Terminó una nueva edición del COAC en el Gran Teatro Falla de Cádiz y todavía están calientes los cuerpos que dejó por el camino. Cajonazos y premios dejan siempre un reguero de anécdotas e incidentes cuando no de ecos críticos con las decisiones del sanedrín que da y quita pases y galardones. No llega nunca la sangre al río, aunque este año haya habido hasta un comunicado del jurado denunciando las presuntas amenazas recibidas por algunos de sus miembros. El fanatismo tiene estas cosas, reparte amores incondicionales y odios furibundos por doquier. De esto, en cada una de sus caras, saben bastante Yuyu, Marta Ortiz o el mismísimo Martínez Ares, por poner algunos ejemplos.

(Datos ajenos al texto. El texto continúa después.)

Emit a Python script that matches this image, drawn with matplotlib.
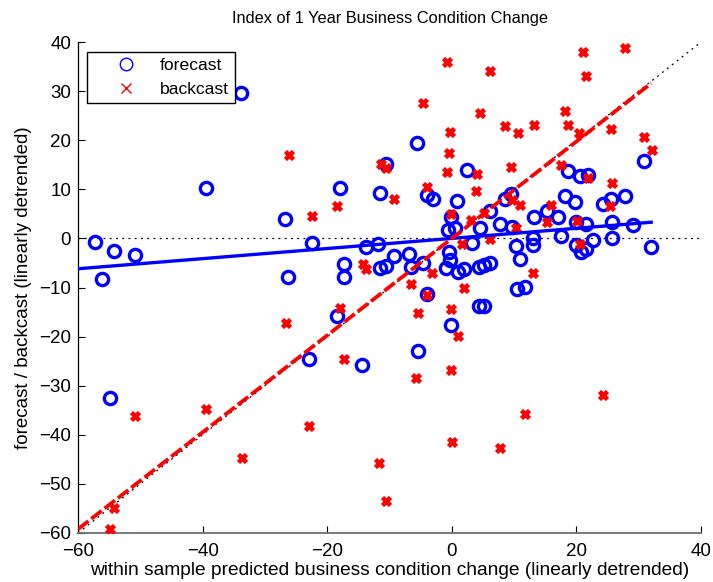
import numpy as np
import matplotlib
matplotlib.use("Agg")
import matplotlib.pyplot as plt
from matplotlib.lines import Line2D

plt.rcParams["font.family"] = ["Liberation Sans", "DejaVu Sans"]

# forecast points (blue circles)
forecast_x = [-57.2, -56.1, -54.3, -50.8, -54.9, -33.8, -39.5, -26.7, -26.3, -22.5,
              -23.0, -18.4, -17.9, -17.3, -17.3, -11.6, -10.5, -13.8, -11.9, -14.4,
              -11.5, -10.6, -9.2, -6.8, -6.6, -5.6, -5.4, -4.7, -4.0, -3.1,
              -4.0, -0.1, -0.6, 0.5, -0.4, -0.3, -0.9, -0.2, 0.9, 1.0,
              2.0, 2.5, 3.2, 4.3, 5.1, 4.4, 4.5, 5.2, 6.1, 6.2,
              7.7, 8.5, 9.5, 9.6, 10.3, 11.0, 10.5, 11.7, 13.1, 13.1,
              13.2, 15.2, 17.1, 17.5, 18.1, 19.8, 18.6, 20.6, 21.9, 20.0,
              21.6, 20.0, 20.8, 21.6, 22.7, 24.2, 25.5, 25.7, 25.7, 27.8,
              29.1, 30.9, 32.0]
forecast_y = [-0.8, -8.3, -2.5, -3.4, -32.5, 29.6, 10.3, 3.9, -7.9, -1.0,
              -24.6, -15.8, 10.2, -5.3, -7.9, 9.2, 15.1, -1.7, -1.2, -25.8,
              -6.0, -5.6, -3.5, -3.2, -5.8, 19.4, -22.9, -5.1, 8.8, 8.0,
              -11.4, 4.3, 1.7, 2.2, -2.7, -4.4, -6.0, -17.6, 7.7, -6.8,
              -6.3, 13.9, -1.0, -5.8, -5.4, -13.8, 2.1, -13.7, 5.6, -5.1,
              2.9, 8.0, 9.0, 2.4, -1.5, -4.1, -10.4, -9.8, 0.0, -1.3,
              4.4, 5.6, 4.4, 0.4, 8.6, 7.5, 13.8, 12.7, 12.9, 3.4,
              2.9, -1.3, -2.7, -2.2, -0.3, 7.0, 8.0, 3.4, 0.0, 8.7,
              2.7, 15.8, -1.7]

# backcast points (red crosses)
backcast_x = [-50.9, -39.5, -54.3, -54.9, -33.6, -23.0, -11.7, -10.6, 0.1, 24.2,
              11.8, 7.8, -26.2, -26.6, -22.4, -18.5, -17.9, -17.3, -14.3, -13.8,
              -11.4, -10.5, -9.2, -6.5, -5.7, -5.4, -4.7, -4.0, -4.0, -3.2,
              -0.8, -0.3, -0.4, -0.7, -0.1, -0.2, -0.2, 1.0, 1.6, 2.0,
              3.0, 3.9, 4.1, 4.5, 5.1, 6.2, 6.1, 8.5, 9.5, 9.6,
              10.6, 10.9, 10.3, 13.2, 13.1, 15.9, 15.2, 17.5, 18.1, 18.6,
              20.4, 20.1, 20.6, 21.1, 21.6, 21.8, 25.6, 25.7, 25.4, 27.8,
              30.9, 32.1]
backcast_y = [-36.1, -34.8, -55.0, -59.2, -44.7, -38.3, -45.8, -53.5, -41.5, -31.8,
              -35.8, -42.6, 17.0, -17.2, 4.6, 6.6, -14.1, -24.6, -5.3, -6.3,
              15.1, 14.3, 8.0, -9.3, -28.5, -15.1, 27.6, 10.4, -11.5, -7.1,
              35.9, 21.6, 17.3, 13.5, 4.9, -14.4, -26.9, -19.9, -1.1, -10.0,
              3.7, 9.7, 13.1, 25.5, 5.1, 34.1, -0.1, 22.8, 14.6, 7.8,
              21.5, 6.8, 2.2, 23.0, -7.1, 6.9, 3.4, 15.0, 25.9, 23.2,
              21.4, 3.6, -1.2, 37.9, 33.1, 12.4, 22.2, 11.3, 6.7, 38.8,
              20.6, 18.1]

# fitted lines: slope, intercept and x range
forecast_fit = [0.103, 0.0]
backcast_fit = [0.987, 0.0]
fit_range = [-60, 32]
ref_range = [-60, 40]


def main():
    fig = plt.figure(figsize=(7.13, 5.82), dpi=100)
    ax = fig.add_axes([0.1094, 0.0842, 0.8738, 0.8436])

    dots = (1.5, 3.5)
    ax.plot(ref_range, ref_range, color="black", lw=0.9, dashes=dots, zorder=1)
    ax.plot(ref_range, [0, 0], color="black", lw=0.9, dashes=dots, zorder=1)

    ax.plot(forecast_x, forecast_y, "o", mfc="none", mec="blue", ms=8.8, mew=2.4,
            zorder=3)
    ax.plot(backcast_x, backcast_y, "x", color="red", ms=6.2, mew=3.3, zorder=3)

    fx = np.array(fit_range, dtype=float)
    ax.plot(fx, forecast_fit[0] * fx + forecast_fit[1], color="blue", lw=2.4,
            zorder=4)
    ax.plot(fx, backcast_fit[0] * fx + backcast_fit[1], color="red", lw=2.7,
            dashes=(3.5, 1.0), zorder=4)

    ax.set_xlim(-60, 40)
    ax.set_ylim(-60, 40)
    ax.set_xticks(np.arange(-60, 41, 20))
    ax.set_yticks(np.arange(-60, 41, 10))
    ax.set_xticklabels([str(v).replace("-", "\u2212") for v in range(-60, 41, 20)])
    ax.set_yticklabels([str(v).replace("-", "\u2212") for v in range(-60, 41, 10)])
    ax.tick_params(direction="in", length=5, width=0.8, labelsize=13.5)
    ax.tick_params(axis="x", pad=7)
    ax.tick_params(axis="y", pad=5)

    ax.spines["top"].set_visible(False)
    ax.spines["right"].set_visible(False)
    ax.spines["left"].set_linewidth(0.9)
    ax.spines["bottom"].set_linewidth(1.3)
    ax.spines["bottom"].set_color("#707070")

    ax.set_title("Index of 1 Year Business Condition Change", fontsize=11.8, pad=14)
    ax.set_xlabel("within sample predicted business condition change (linearly detrended)",
                  fontsize=13.8, labelpad=2)
    ax.set_ylabel("forecast / backcast (linearly detrended)", fontsize=13.5, labelpad=5)

    handles = [
        Line2D([], [], ls="none", marker="o", mfc="none", mec="blue", ms=9, mew=1),
        Line2D([], [], ls="none", marker="x", color="red", ms=7, mew=1),
    ]
    leg = ax.legend(handles, ["forecast", "backcast"], loc="upper left",
                    bbox_to_anchor=(0.014, 0.98), borderaxespad=0, fancybox=False,
                    framealpha=1, edgecolor="black", fontsize=12.6,
                    handletextpad=0.06, borderpad=0.35, labelspacing=0.47,
                    handlelength=3.76)
    leg.get_frame().set_linewidth(1.0)
    leg.set_zorder(10)

    fig.savefig("out.png", dpi=100)


if __name__ == "__main__":
    main()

El Carnaval es crítica y reivindicación además de humor e ironía. Por eso no entiendo que este año en concreto se haya hablado tanto de politizar la fiesta, tras el pasodoble de Bienvenido al aficionado de derechas, de censura tras la letra de Pastrana al presidente del gobierno o de boicot tras la respuesta del público gaditano al esperpento que presentó en las tablas la agrupación negacionista. Los autores de carnaval encontraron las respuestas que sus repertorios provocaron en el respetable, nada más. Pero muchos aficionados, cuando le tocan sus filias o fobias, no distinguen entre libertad de expresión, poder decir lo que quieras sin que nadie más se exprese al respecto o tener que tragarse un bodrio sin calidad que suponía una falta de respeto al escenario y al público. Como siempre, Twitter es un buen termómetro para ver qué salud tiene nuestra sociedad y mucho me temo que tiene fiebre.
Aún sin ser doctor, ser aficionado al Carnaval me da algunas pistas de por dónde podría ir el tratamiento. De entrada, entender que todo el que compite se expone a no ganar, así como que el premio más importante lo da el público y la calle. Luego, hay que meterse en la cabeza que todo repertorio será debidamente escuchado si muestra un mínimo de nivel. Si la agrupación de Katy Balber hubiera estado mínimamente trabajada, el público habría actuado de otra manera, por ejemplo. O conocer la historia de nuestros carnavales y de cuántos acabaron en la prevención o bajo tierra por quebrantar la censura franquista, para entender por qué el carnaval es reacio a acoger mensajes de la derecha sin que eso signifique que se politiza la fiesta.
Hay que entender, ya que hablamos de la fiesta de la libertad, la diferencia entre esta y libertinaje. Es tan sencillo como saber que puedes hacer lo que quieras mientras que no dañes ni perjudiques a nadie. El macrobotellón en la Plaza Fragela y el Arco de San Rafael, que se oía desde dentro del teatro, no es un buen ejemplo de libertad (máxime cuando los enfermos del hospital que hay al lado también habrán sido privados de descanso), sino de libertinaje. Que luego se cae en la falacia de cuestionar la hospitalidad de nuestra gente mientras se le molesta, se les deja las casapuertas oliendo a orines o se vuelve más fácil pisar un mojón humano que uno de perro.
Pero, al margen de refrescar conceptos, lo fundamental es desprenderse del fanatismo. El Carnaval no deja de ser un ejemplo a pequeña escala sin daños colaterales, pero en otros aspectos puede ser fatal. El fanatismo hace que algunos aplaudan a Trump por intentar humillar a Zelensky, que apoyen el genocidio israelí en Palestina o que vean bien que el gran capital eche de su tierra a los oriundos para convertirla en una gran urbanización de pisos turísticos. O, incluso, que deseen otro golpe como el del 36. Aquí termino, no sea que me digan que estoy politizando las columnas de opinión.